The Vermont Sports 30

20. WIN SMITH: SUGARBUSH’S SAVIOR

Win Smith shepherded Sugarbush through tough times and turned it over to good hands in 2019. Photo by Angelo Lynn

Thirty years ago, Stowe’s Spruce Peak didn’t exist. Jay Peak had no waterpark, no Tram Haus Lodge. Killington had no bike park and many of Vermont’s ski areas looked quite a bit different than they do now. But it is hard to imagine any single person who has been able to make the impact Win Smith has on a Vermont ski area in the past 30 years.

Smith, whose father helped found the investment bank Merrill Lynch, Pierce, Fenner & Smith, bought Sugarbush as a passion project in 2001 with his then-partner in Summit Ventures, Joe Riemer. Smith and his family had been skiing there since he was in college and he had watched the resort deteriorate under previous owner, the American Skiing Company.
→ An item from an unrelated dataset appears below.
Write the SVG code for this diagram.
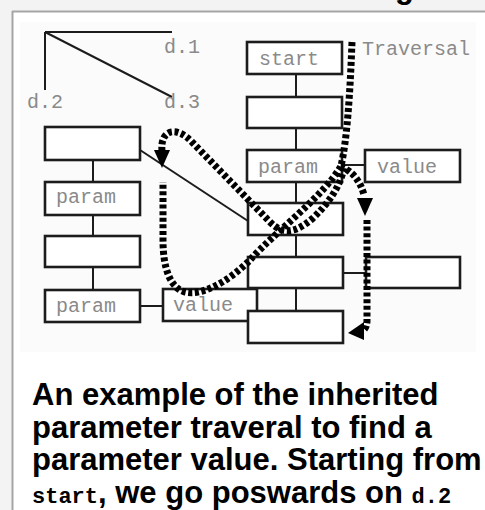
<svg xmlns="http://www.w3.org/2000/svg" width="485" height="510" viewBox="0 0 485 510">
<style>
.box{fill:#fff;stroke:#1c1c1c;stroke-width:2.6}
.ln{fill:none;stroke:#1c1c1c;stroke-width:2}
.lbl{font-family:"Liberation Mono","DejaVu Sans Mono",monospace;font-size:20px;fill:#8a8a8a}
.trav{fill:none;stroke:#000;stroke-width:7;stroke-dasharray:4 2.6}
.ah{fill:#000}
.cap{font-family:"Liberation Sans",Arial,sans-serif;font-weight:bold;font-size:31px;fill:#000}
.capm{font-family:"Liberation Mono","DejaVu Sans Mono",monospace;font-weight:bold;font-size:22px}
</style>
<rect x="0" y="0" width="485" height="510" fill="#f3f3f3"/>
<rect x="13" y="12" width="472" height="498" fill="#fff"/>
<path d="M12,11.5 H485 M12.5,11 V510" stroke="#a6a6a6" stroke-width="2" fill="none"/>
<rect x="20" y="22" width="456" height="330" fill="#fbfbfb"/>
<text class="cap" x="395" y="-2">g</text>

<g id="dims">
<path class="ln" d="M45,32 H172 M45,32 V90 M45,32 L172,97"/>
<text class="lbl" x="164" y="53">d.1</text>
<text class="lbl" x="27" y="108">d.2</text>
<text class="lbl" x="164" y="108">d.3</text>
</g>

<g id="connectors">
<path class="ln" d="M296,74 V97 M296,128 V150 M296,182 V203 M296,235 V257 M296,288 V311"/>
<path class="ln" d="M342,165 H365 M343,273 H366"/>
<path class="ln" d="M93,160 V182 M93,215 V236 M93,267 V290"/>
<path class="ln" d="M140,306 H163"/>
<path class="ln" d="M140,150 L248,221"/>
</g>

<g id="left1"><rect class="box" x="45" y="127" width="95" height="33"/></g>
<g id="left2"><rect class="box" x="45" y="182" width="95" height="33"/><text class="lbl" x="56" y="203">param</text></g>
<g id="left3"><rect class="box" x="45" y="236" width="95" height="31"/></g>
<g id="left4"><rect class="box" x="45" y="290" width="95" height="32"/><text class="lbl" x="56" y="312">param</text></g>
<g id="left4v"><rect class="box" x="163" y="289" width="94" height="32"/><text class="lbl" x="173" y="311">value</text></g>

<g id="r1"><rect class="box" x="247" y="42" width="95" height="32"/><text class="lbl" x="259" y="65">start</text></g>
<g id="r2"><rect class="box" x="247" y="97" width="95" height="31"/></g>
<g id="r3"><rect class="box" x="247" y="150" width="95" height="32"/><text class="lbl" x="258" y="173">param</text></g>
<g id="r3v"><rect class="box" x="365" y="150" width="95" height="32"/><text class="lbl" x="377" y="173">value</text></g>
<g id="r4"><rect class="box" x="248" y="203" width="95" height="32"/></g>
<g id="r5"><rect class="box" x="248" y="257" width="95" height="31"/></g>
<g id="r5r"><rect class="box" x="366" y="257" width="94" height="31"/></g>
<g id="r6"><rect class="box" x="248" y="311" width="95" height="32"/></g>

<g id="traversal">
<text class="lbl" x="362" y="55" fill="#777">Traversal</text>
<path class="trav" d="M352,42 C350,95 347,140 341,166 C325,195 275,232 250,260 C228,282 202,296 185,292 C170,288 163,268 163,240 L163,182"/>
<path class="trav" d="M162,151 C160,130 176,125 192,142 L270,222 C284,236 296,232 312,219 C330,202 340,186 344,168 C352,172 360,180 364,195"/>
<path class="trav" d="M367,220 L367,320 C367,328 364,331 360,331"/>
<polygon class="ah" points="154,150 170,150 162,168"/>
<polygon class="ah" points="357,198 373,198 365,216"/>
<polygon class="ah" points="364,322 364,340 348,333"/>
</g>

<g id="caption">
<text class="cap" x="32" y="405">An example of the inherited</text>
<text class="cap" x="32" y="438">parameter traveral to find a</text>
<text class="cap" x="32" y="470">parameter value. Starting from</text>
<text class="cap" x="32" y="503"><tspan class="capm">start</tspan>, we go poswards on <tspan class="capm">d.2</tspan></text>
</g>
</svg>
At the time, Smith planned to turn Sugarbush around, manage it as a side-gig and maybe sell it.  But the ski area  became much more than just real estate to him.

In 2004, Smith moved to Vermont and mapped out a new future for the resort with a new base area and lodges at Lincoln Peak with a stunning hotel and restaurant, improved snowmaking, and seven new lifts along with a number of other improvements at both mountains.

Smith also made “community” a keyword in Sugarbush’s brand. After selling to Alterra and retiring this past year,  Smith wrote in his outgoing letter: “I am proud to have partnered with the likes of GMVS, VASS, the Kelly Brush Foundation, High Fives, Protect Our Winters, and other philanthropic organizations and to have been a responsible member of this great Mad River Valley community.” Smith’s parting gift was appointing Middlebury native and veteran Sugarbush employee John Hammond to take over his role.